Granddaddy’s good memory paid off

Posted Oct 7, 2016

Annie Shaw-Barnes, Ph.D.
Author and Speaker
Cultural Anthropologist
Family Specialist
Family Education Specialist
Spousal Abuse Specialist
Christian Church Specialist
Racism Specialist

Hi everyone,

Granddaddy was a man with a good memory and everyone in the family knew it.
While he was enjoying liquor and drunkenness, his children picked over a bale of cotton each day, which was weighed by a man Granddaddy hired in the cotton-picking season. After weighing a bale of cotton, the hired employee stopped for the day. He was tired. The reason Daddy and his sisters and brothers worked hard, while Granddaddy was drinking liquor, was that, when he sobered up, his mind was clear, and he knew exactly how much cotton should have been picked. Not once, I’m told, did Daddy and his sisters and brothers slack off work, while Granddaddy was on his liquor binges.

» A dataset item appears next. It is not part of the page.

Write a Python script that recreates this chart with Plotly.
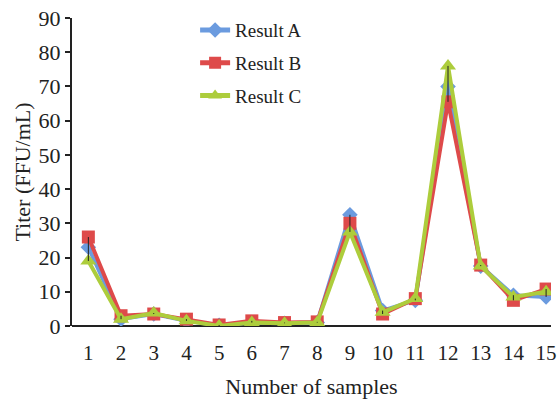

It was Granddaddy’s memory that enabled him to drink liquor, during harvest seasons, only, and keep his family harvesting his crops.

To keep from being taken advantage of, while drunk, liquor-drinking, men should have a good memory, when they sober up, and, therefore, resume all their responsibilities without making a mistake.

Any man who cannot do this should not drink any liquor, beer, or wine, for he is not fit to be a spouse nor a father.